Canning ring and lid
Piece of cotton fabric about 6" x 6" (15cm x 15cm) - I used a scrap piece of t-shirt material
Polyester fill/stuffing - I used some batting from my stash, you could also use cotton balls
Hot glue gun and glue sticks
Paint (optional - my canning ring was used and there were a few spots of rust on it so I gave it a quick coat of off-white chalk paint)
Ribbon/trim of your choice -to hide the rough edge of the pincushion (I used ribbon)
Stickers/embellishments for your jar (I used Recollections reusable stickers specifically for mason jars from Michaels)
Note: If you are doing any painting you probably want to make that your first step.
1st Step - Make the Pincushion
Trace the outline of the canning lid on the wrong side of the fabric.
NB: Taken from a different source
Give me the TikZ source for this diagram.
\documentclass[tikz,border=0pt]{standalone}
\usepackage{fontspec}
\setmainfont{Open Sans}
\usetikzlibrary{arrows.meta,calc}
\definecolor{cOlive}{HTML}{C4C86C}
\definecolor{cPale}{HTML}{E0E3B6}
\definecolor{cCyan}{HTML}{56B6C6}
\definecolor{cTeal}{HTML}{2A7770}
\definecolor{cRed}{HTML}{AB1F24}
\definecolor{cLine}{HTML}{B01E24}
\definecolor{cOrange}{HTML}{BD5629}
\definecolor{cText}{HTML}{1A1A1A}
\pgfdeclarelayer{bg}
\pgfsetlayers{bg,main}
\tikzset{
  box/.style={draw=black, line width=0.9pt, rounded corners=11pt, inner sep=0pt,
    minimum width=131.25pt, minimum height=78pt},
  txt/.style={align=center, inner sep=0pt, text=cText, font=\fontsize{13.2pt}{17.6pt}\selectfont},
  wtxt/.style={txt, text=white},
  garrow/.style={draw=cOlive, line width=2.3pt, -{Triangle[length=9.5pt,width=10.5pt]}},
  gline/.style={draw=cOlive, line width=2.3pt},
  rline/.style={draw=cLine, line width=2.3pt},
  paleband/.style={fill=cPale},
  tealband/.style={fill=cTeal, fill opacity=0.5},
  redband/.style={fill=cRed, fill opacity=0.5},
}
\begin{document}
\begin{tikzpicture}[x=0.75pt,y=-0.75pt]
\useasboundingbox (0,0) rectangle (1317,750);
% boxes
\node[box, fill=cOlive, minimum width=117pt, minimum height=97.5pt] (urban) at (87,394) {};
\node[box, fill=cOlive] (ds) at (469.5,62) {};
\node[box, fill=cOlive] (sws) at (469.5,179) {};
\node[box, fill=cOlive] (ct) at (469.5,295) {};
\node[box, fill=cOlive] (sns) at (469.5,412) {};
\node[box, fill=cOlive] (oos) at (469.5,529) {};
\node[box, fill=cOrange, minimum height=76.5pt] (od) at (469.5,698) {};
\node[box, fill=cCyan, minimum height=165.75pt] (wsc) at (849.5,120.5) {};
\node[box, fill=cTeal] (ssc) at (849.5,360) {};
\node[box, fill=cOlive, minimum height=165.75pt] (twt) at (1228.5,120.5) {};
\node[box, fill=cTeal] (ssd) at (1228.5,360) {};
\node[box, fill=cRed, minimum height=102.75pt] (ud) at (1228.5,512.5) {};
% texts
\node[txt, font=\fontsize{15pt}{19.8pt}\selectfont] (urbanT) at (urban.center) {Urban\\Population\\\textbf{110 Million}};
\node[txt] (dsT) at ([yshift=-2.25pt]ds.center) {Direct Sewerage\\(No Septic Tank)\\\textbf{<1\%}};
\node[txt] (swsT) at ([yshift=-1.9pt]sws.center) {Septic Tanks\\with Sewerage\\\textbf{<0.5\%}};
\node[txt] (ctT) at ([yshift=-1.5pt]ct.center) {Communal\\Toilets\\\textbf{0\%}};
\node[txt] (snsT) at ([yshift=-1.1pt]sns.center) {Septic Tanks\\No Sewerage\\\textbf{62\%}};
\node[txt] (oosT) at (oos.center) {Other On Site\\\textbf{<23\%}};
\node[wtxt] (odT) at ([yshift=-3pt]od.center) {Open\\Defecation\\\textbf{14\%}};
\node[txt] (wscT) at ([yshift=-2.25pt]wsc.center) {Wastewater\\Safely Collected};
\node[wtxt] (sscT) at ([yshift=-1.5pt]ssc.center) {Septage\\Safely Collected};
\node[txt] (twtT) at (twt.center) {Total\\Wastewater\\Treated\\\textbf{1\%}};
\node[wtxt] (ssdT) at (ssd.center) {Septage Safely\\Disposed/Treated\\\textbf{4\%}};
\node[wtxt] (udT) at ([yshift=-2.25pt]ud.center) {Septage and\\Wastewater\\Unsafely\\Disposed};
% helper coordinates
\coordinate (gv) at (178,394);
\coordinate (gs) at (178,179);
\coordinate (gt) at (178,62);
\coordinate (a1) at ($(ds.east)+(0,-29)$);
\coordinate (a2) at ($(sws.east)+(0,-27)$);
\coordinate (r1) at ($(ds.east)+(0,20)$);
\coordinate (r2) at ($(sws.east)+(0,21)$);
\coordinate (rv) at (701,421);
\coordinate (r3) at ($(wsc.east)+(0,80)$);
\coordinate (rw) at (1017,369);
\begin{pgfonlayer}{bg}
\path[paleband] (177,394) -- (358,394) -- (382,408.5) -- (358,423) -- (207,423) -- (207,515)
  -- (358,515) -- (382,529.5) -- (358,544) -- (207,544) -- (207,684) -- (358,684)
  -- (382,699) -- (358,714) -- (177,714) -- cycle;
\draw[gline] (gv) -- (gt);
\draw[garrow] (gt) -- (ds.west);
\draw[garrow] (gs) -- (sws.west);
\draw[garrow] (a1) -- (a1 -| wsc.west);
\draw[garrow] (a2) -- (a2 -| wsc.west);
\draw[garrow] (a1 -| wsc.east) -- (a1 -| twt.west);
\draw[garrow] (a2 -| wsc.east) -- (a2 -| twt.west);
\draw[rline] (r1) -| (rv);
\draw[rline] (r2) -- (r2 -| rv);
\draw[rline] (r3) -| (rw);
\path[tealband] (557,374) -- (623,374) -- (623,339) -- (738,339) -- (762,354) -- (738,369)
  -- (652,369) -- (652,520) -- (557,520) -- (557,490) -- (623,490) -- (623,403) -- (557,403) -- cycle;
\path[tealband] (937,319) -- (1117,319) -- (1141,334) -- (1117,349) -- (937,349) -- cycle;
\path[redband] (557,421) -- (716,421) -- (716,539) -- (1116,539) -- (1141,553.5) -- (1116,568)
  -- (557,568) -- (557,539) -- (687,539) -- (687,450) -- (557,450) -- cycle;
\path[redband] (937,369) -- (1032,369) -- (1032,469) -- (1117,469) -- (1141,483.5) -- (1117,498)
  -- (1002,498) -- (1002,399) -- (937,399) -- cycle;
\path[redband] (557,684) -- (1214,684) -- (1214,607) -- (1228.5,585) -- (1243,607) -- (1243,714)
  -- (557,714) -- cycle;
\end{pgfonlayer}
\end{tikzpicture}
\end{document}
I used a double thickness of the fabric because I wanted the surface to be nice and firm. Take a handful of batting and squash it into a ball shape before placing it in the circle you drew on the fabric. Pull the fabric around the batting and handsew it together, clipping away extra fabric as you go. In the end you will have a sort of ball - round on the top, flattish on the bottom.
Centre your pincushion on the lid to make sure it's not too big. The diameter should be roughly the same. Now take the lid and cover the top with hot glue. The metal will get hot so be careful to not burn your fingers! Take your pincushion set it into the hot gluePush it down to make sure it sticks and hold for 15 - 30 seconds. Set this aside. Take the canning ring and run some hot glue around the top on the inside. Do not get any on the threads. Quickly take the pincushion that is now attached to the lid and shove it through the middle of the ring as far as you possibly can and hold it there for 15 - 30 seconds. At this point, I took an extra jar (not the one I was using for the project) and screwed the lid onto it to hold everything together while the glue completely sets. Add some extra hot glue around the base of the pincushion for extra security. Next cut a piece of ribbon to hide the join between the pincushion and the lid and hot glue in place. Then take a matching piece of ribbon and tie it around the base in a bow to finish it off. Secure this with a dab of hot glue if you wish.
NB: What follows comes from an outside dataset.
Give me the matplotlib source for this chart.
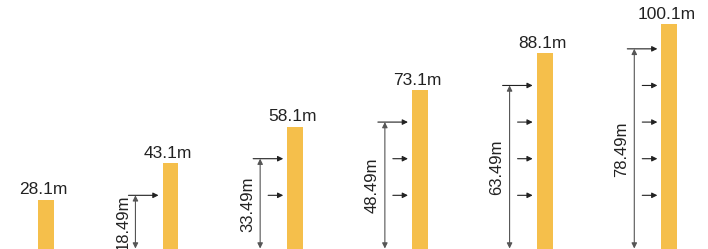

2nd Step - Decorate the Jar
I used stickers designed for decorating jars which had been given to me as part of a gift. I'm sure many stickers would work as long as they were flexible enough to conform to the curved surface of the jar. Arrange your stickers around all the sides of the jar in a pleasing way. If you use repositionable/reusable stickers you'll be able to move them around if you don't care for your first try.
3rd Step - Filling the Jar
At this point, you can start filling your jar with your sewing supplies. If you will be giving this as a gift, some things to include might be:
a seam ripper
pins with coloured heads
thread (a few spools in neutral colours)
buttons (perhaps the kind you would use on a shirt)
a cloth tape measure
I put an ergonomic thread cutter, colour head pins, an assortment of handsewing needles, and thread in neutral colours (white, black, grey, and brown) into mine
You could make one for cross-stitch and embroidery purposes by filling the jar with skeins of colourful embroidery floss (like DMC floss), an assortment of embroidery needles, and a pair of tiny scissors. It would be very easy to customise this project for different uses.
You could paint your jar with regular craft paint, chalk paint, or even blackboard paint for a different look.
Instead of using stickers, try vinyl window clings (you'll want small ones)
Another alternative to stickers is decorate your jar with decoupage (you'll need Mod Podge for this)
You could match the colours to the room the pincushion will be used in or you could use your favourite colour. If your project is to be a gift, it is a nice touch to decorate it in the recipient's favourite colour or use accents that are associated with their profession or hobbies (books for a librarian or teacher, flowers for a gardener, etc).